I can't find an image of the numbers at the DCA gates, but they are there. You can see an image with the numbers above Disneyland gates on this page.

I'd look for something somewhat similar. And if you can't see them, don't just let the CM shoo you away; get them to help you.

The hand stamps aren't fool proof; people have been known to transfer them (though how they do this without CMs seeing I don't know b/c the stamps dry quickly).



If I were going now with a regular ticket, I wouldn't be worried for one second about needing ID for DS. If DS were a bit older I might expect a question, but he's not an adult, and nothing has been said about minors requiring IDs for entrance.
 
I think the ones to blame for this are the "ticket agencies" around Disneyland that rent out Park Hoppers. They are all over Ebay. They buy a ton of multi-day use tickets and "rent" them to people for around a hundred bucks a day. A lot of unsuspecting buyers are gonna get burned - showing up in the next few days with a rented PH.
I just bought 4 day PH's from Costco for a Christmas trip. I have to wait until the last day to upgrade to a Deluxe AP, otherwise I'll be blocked out for the 24th through the 27th. I'm guessing those lines are gonna be insane during Christmas.
 
I was just there for the last 4 days, and I was always there for park opening. I did not notice the signs at park opening telling you which gate to proceed to if you had a 4-5 day park hopper tickets. But I did notice the signs later in the day.

Also we were asked at the turnstile to write our names on our tickets. And I noticed that the asking for id was random. They did not do it to everyone. And I was told that children would not have to produce id.

I am wondering if they are to check id for tickets every so many people. Like every 10th person.

I agree with everything in this comment.

We just got back from a 4-day trip to DLR on Tuesday and were never asked for ID. My name was printed on my ticket (since the CC was in my name when purchased), but DH's wasn't so he was asked to sign his ticket the first day we used them.

We didn't notice this sign (4- and 5-day PH's had to go through specific turnstiles) until our final park day, and even then, not until the afternoon when we were hopping back to DL from DCA. I did find it annoying, though, that we got to the front of the line at a different turnstile and then we had to go back to the end of the line at the specific turnstiles just to get in.

I also thought it was strange that they don't use the finger scan at DL (since we have been going to WDW over the last few years and that is what we had gotten used to).

All that to be said...........it was still an amazing trip!! :) pixiedust:
 
We were there Oct 14-19 and never put names or signatures on our 5 day hoppers.

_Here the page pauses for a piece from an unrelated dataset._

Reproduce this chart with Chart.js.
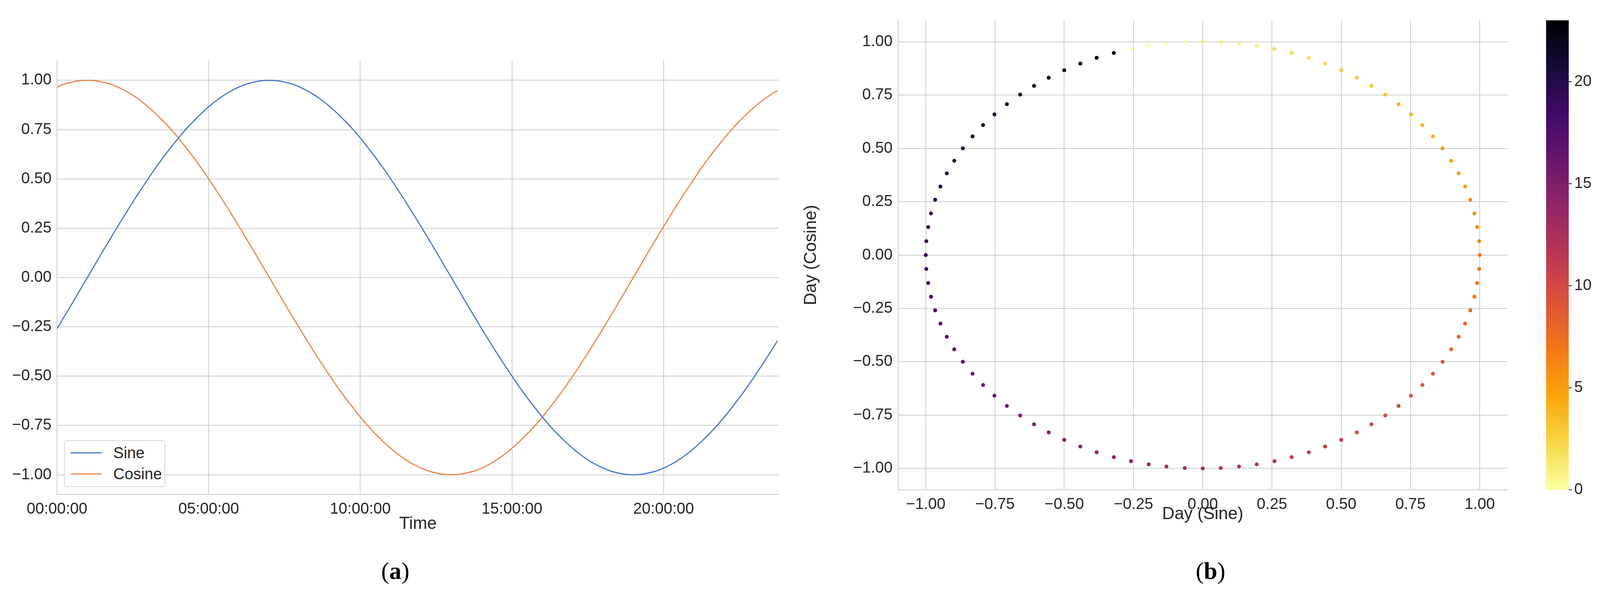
<!DOCTYPE html>
<html>
<head>
<meta charset="utf-8">
<script src="https://cdn.jsdelivr.net/npm/chart.js@4"></script>
<style>
  body { margin: 0; background: #fff; width: 4099px; height: 1517px; position: relative; overflow: hidden; font-family: "Liberation Sans", Arial, sans-serif; }
  canvas { position: absolute; }
  .cap { position: absolute; font-family: "Liberation Serif", "DejaVu Serif", serif; font-size: 62px; color: #000; transform: translateX(-50%); }
  #legend { position: absolute; left: 164px; top: 1126px; width: 255px; height: 116px; border: 2px solid #d6d6d6; border-radius: 6px; background: #fff; font-size: 40px; color: #262626; }
  .row { position: absolute; left: 15px; height: 40px; display: flex; align-items: center; }
  .row span.ln { display: inline-block; width: 79px; height: 3px; margin-right: 30px; }
</style>
</head>
<body>
<canvas id="left" style="left:0;top:0"></canvas>
<canvas id="right" style="left:2050px;top:0"></canvas>
<canvas id="cbar" style="left:3940px;top:0"></canvas>
<div id="legend">
  <div class="row" style="top:10px"><span class="ln" style="background:#4878d0"></span>Sine</div>
  <div class="row" style="top:64px"><span class="ln" style="background:#ee854a"></span>Cosine</div>
</div>
<div class="cap" style="left:1012px;top:1425px">(<b>a</b>)</div>
<div class="cap" style="left:3099px;top:1425px">(<b>b</b>)</div>
<script>
// time of day in hours, one sample every 15 minutes
const hours = [0,.25,.5,.75,1,1.25,1.5,1.75,2,2.25,2.5,2.75,3,3.25,3.5,3.75,4,4.25,4.5,4.75,5,5.25,5.5,5.75,
  6,6.25,6.5,6.75,7,7.25,7.5,7.75,8,8.25,8.5,8.75,9,9.25,9.5,9.75,10,10.25,10.5,10.75,11,11.25,11.5,11.75,
  12,12.25,12.5,12.75,13,13.25,13.5,13.75,14,14.25,14.5,14.75,15,15.25,15.5,15.75,16,16.25,16.5,16.75,17,17.25,17.5,17.75,
  18,18.25,18.5,18.75,19,19.25,19.5,19.75,20,20.25,20.5,20.75,21,21.25,21.5,21.75,22,22.25,22.5,22.75,23,23.25,23.5,23.75];
const sine = [-.259,-.195,-.131,-.065,
  0,.065,.131,.195,.259,.321,.383,.442,.5,.556,.609,.659,.707,.752,.793,.831,.866,.897,.924,.947,.966,.981,.991,.998,1,
  .998,.991,.981,.966,.947,.924,.897,.866,.831,.793,.752,.707,.659,.609,.556,.5,.442,.383,.321,.259,.195,.131,.065,0,
  -.065,-.131,-.195,-.259,-.321,-.383,-.442,-.5,-.556,-.609,-.659,-.707,-.752,-.793,-.831,-.866,-.897,-.924,-.947,-.966,-.981,-.991,-.998,-1,
  -.998,-.991,-.981,-.966,-.947,-.924,-.897,-.866,-.831,-.793,-.752,-.707,-.659,-.609,-.556,-.5,-.442,-.383,-.321];
const cosine = [.966,.981,.991,.998,1,
  .998,.991,.981,.966,.947,.924,.897,.866,.831,.793,.752,.707,.659,.609,.556,.5,.442,.383,.321,.259,.195,.131,.065,0,
  -.065,-.131,-.195,-.259,-.321,-.383,-.442,-.5,-.556,-.609,-.659,-.707,-.752,-.793,-.831,-.866,-.897,-.924,-.947,-.966,-.981,-.991,-.998,-1,
  -.998,-.991,-.981,-.966,-.947,-.924,-.897,-.866,-.831,-.793,-.752,-.707,-.659,-.609,-.556,-.5,-.442,-.383,-.321,-.259,-.195,-.131,-.065,0,
  .065,.131,.195,.259,.321,.383,.442,.5,.556,.609,.659,.707,.752,.793,.831,.866,.897,.924,.947];
const timeTicks = [0,5,10,15,20];
const valTicks = [-1,-.75,-.5,-.25,0,.25,.5,.75,1];
const cbarTicks = [0,5,10,15,20];

// inferno colormap stops
const inferno = ["#000004","#160b39","#420a68","#6a176e","#932667","#bc3754","#dd513a","#f37819","#fca50a","#f6d746","#fcffa4"];
function hexRgb(h){ return [1,3,5].map(i => parseInt(h.substr(i,2),16)); }
function colorFor(v){ // 0 -> light, 23 -> dark
  const t = Math.max(0, Math.min(1, 1 - v/23)) * (inferno.length-1);
  const i = Math.min(Math.floor(t), inferno.length-2), f = t - i;
  const a = hexRgb(inferno[i]), b = hexRgb(inferno[i+1]);
  return `rgb(${a.map((c,k)=>Math.round(c+(b[k]-c)*f)).join(",")})`;
}

Chart.defaults.font.family = '"Liberation Sans", Arial, sans-serif';
Chart.defaults.color = "#262626";
Chart.defaults.devicePixelRatio = 1;
Chart.defaults.animation = false;

const grid = { color: "#cccccc", lineWidth: 2, drawTicks: false };
const border = { color: "#cccccc", width: 2 };
const fix = list => (s => { s.ticks = list.map(v => ({value: v})); });
const fmt2 = v => (v < 0 ? "\u2212" : "") + Math.abs(v).toFixed(2);
const pad2 = n => String(n).padStart(2, "0");

function sizeCanvas(id, w, h){ const c = document.getElementById(id); c.width = w; c.height = h; c.style.width = w+"px"; c.style.height = h+"px"; return c; }

// (a) sine / cosine over the day
new Chart(sizeCanvas("left", 2050, 1517), {
  type: "line",
  data: { datasets: [
    { label: "Sine", data: hours.map((h,i)=>({x:h, y:sine[i]})), borderColor: "#4878d0", borderWidth: 3, pointRadius: 0, tension: 0.4 },
    { label: "Cosine", data: hours.map((h,i)=>({x:h, y:cosine[i]})), borderColor: "#ee854a", borderWidth: 3, pointRadius: 0, tension: 0.4 }
  ]},
  options: {
    responsive: false,
    layout: { padding: { top: 155, right: 56, bottom: 150, left: 0 } },
    plugins: { legend: { display: false }, tooltip: { enabled: false } },
    scales: {
      x: { type: "linear", min: 0, max: 23.8, grid, border, afterBuildTicks: fix(timeTicks),
           afterFit: s => { s.height = 102; },
           ticks: { font: { size: 40 }, padding: 14, maxRotation: 0, callback: v => pad2(v) + ":00:00" },
           title: { display: true, text: "Time", font: { size: 44 }, padding: 0 } },
      y: { min: -1.1, max: 1.1, grid, border, afterBuildTicks: fix(valTicks),
           afterFit: s => { s.width = 146; },
           ticks: { font: { size: 40 }, padding: 14, callback: fmt2 } }
    }
  }
});

// (b) sine vs cosine, coloured by hour
new Chart(sizeCanvas("right", 1850, 1517), {
  type: "scatter",
  data: { datasets: [{
    data: hours.map((h,i)=>({x:sine[i], y:cosine[i]})),
    pointRadius: 5, pointBorderWidth: 0,
    pointBackgroundColor: hours.map(h => colorFor(Math.floor(h)))
  }]},
  options: {
    responsive: false,
    layout: { padding: { top: 52, right: 41, bottom: 175, left: 0 } },
    plugins: { legend: { display: false }, tooltip: { enabled: false } },
    scales: {
      x: { min: -1.1, max: 1.1, grid, border, afterBuildTicks: fix(valTicks),
           afterFit: s => { s.height = 89; },
           ticks: { font: { size: 40 }, padding: 14, maxRotation: 0, callback: fmt2 },
           title: { display: true, text: "Day (Sine)", font: { size: 44 }, padding: 0 } },
      y: { min: -1.1, max: 1.1, grid, border, afterBuildTicks: fix(valTicks),
           afterFit: s => { s.width = 249; },
           ticks: { font: { size: 40 }, padding: 14, callback: fmt2 },
           title: { display: true, text: "Day (Cosine)", font: { size: 44 }, padding: 0 } }
    }
  }
});

// colour bar
const gradientFill = {
  id: "gradientFill",
  beforeDraw(chart){
    const { ctx, chartArea: a, scales } = chart;
    const g = ctx.createLinearGradient(0, a.bottom, 0, a.top);
    for (let k = 0; k <= 46; k++) { const v = k/2; g.addColorStop((scales.y.getPixelForValue(v) - a.bottom)/(a.top - a.bottom), colorFor(v)); }
    ctx.save(); ctx.fillStyle = g; ctx.fillRect(a.left, a.top, a.right - a.left, a.bottom - a.top); ctx.restore();
  }
};
new Chart(sizeCanvas("cbar", 159, 1517), {
  type: "scatter",
  data: { datasets: [{ data: [] }] },
  plugins: [gradientFill],
  options: {
    responsive: false,
    layout: { padding: { top: 52, right: 0, bottom: 264, left: 18 } },
    plugins: { legend: { display: false }, tooltip: { enabled: false } },
    scales: {
      x: { display: false, min: 0, max: 1 },
      y: { position: "right", min: 0, max: 23, afterBuildTicks: fix(cbarTicks),
           afterFit: s => { s.width = 83; },
           grid: { drawOnChartArea: false, drawTicks: true, tickLength: 8, color: "#262626", lineWidth: 2 },
           border: { display: false },
           ticks: { font: { size: 40 }, padding: 6 } }
    }
  }
});
</script>
</body>
</html>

There are a few like you who somehow slip through the system and have not been stopped and asked for ID or signatures. However, that is the exception. The majority with multi-day tickets are being asked to sign their tickets at the very least, some are also ID'd.
 
I'm pretty sure I saw somebody getting busted with rented tickets in September. They were holding them up and I heard the CM say "well if they are your tickets you'd know what day you used the first day wouldn't you?" and they were some crumpled looking sad tickets she was holding in her hand, and they were not letting them through. Maybe gaps in the visit are a tip off for them? :confused3
 
jkattk said:
If you might use it for future travel a passport is a good photo ID. That's what I use for our 5 year old in ID situations (of course it's pretty funny because the picture is him as a baby!).

Would not want to have to carry the kids passports around the parks- what if they got wet or lost? Coming from Canada that would be a big problem going home.
I am sure they wouldn't expect kids to have ID.
 
Thanks for the updates on this new entrance process. We are making our first family trip to DLR. We will be there 6 nights/7 days so we will have 5 day PH. I was disappointed to learn tickets with more days were not available so looks like DTD for us on arrival day
 
I think the ones to blame for this are the "ticket agencies" around Disneyland that rent out Park Hoppers. They are all over Ebay. They buy a ton of multi-day use tickets and "rent" them to people for around a hundred bucks a day. A lot of unsuspecting buyers are gonna get burned - showing up in the next few days with a rented PH.

This has been going on for years and is exactly why disney is doing this - to crack down on the practice. It's not the individual family who may have shared that has brought this about but the ticket agencies you mentioned who have done a huge business with this. It will be inconvenient for awhile but I think they will end up with a way to keep guests happy while stopping the rent/re-sale of PH tickets.
 
It will be a pain if you have already entered once with your ticket, and get stuck behind a bunch of people who are entering for the first time and have to sign their tickets and have it entered into the computer.

Just to note, that this is what they do at Universal Florida. Your name is on the ticket, but they hold up the lines to make you sign the back of your ticket...
 
Wow, I hadn't even heard about "ticket renting" so I'm totally out of the loop on that one.

We have 4 day PH, I'm assuming they won't pressure my 4 & 5 year olds for ID's, and I think I'll check if our park tix have names printed on them already. I booked my package through Disney, and just got all our documents and park tickets, and I never thought to turn them over.

Anyone know if you must present ID if you're park hopping? Is the stamp enough? That would be so annoying if every single transition between parks was a limited number of turnstiles, and more fighting in my purse for my ID and PH!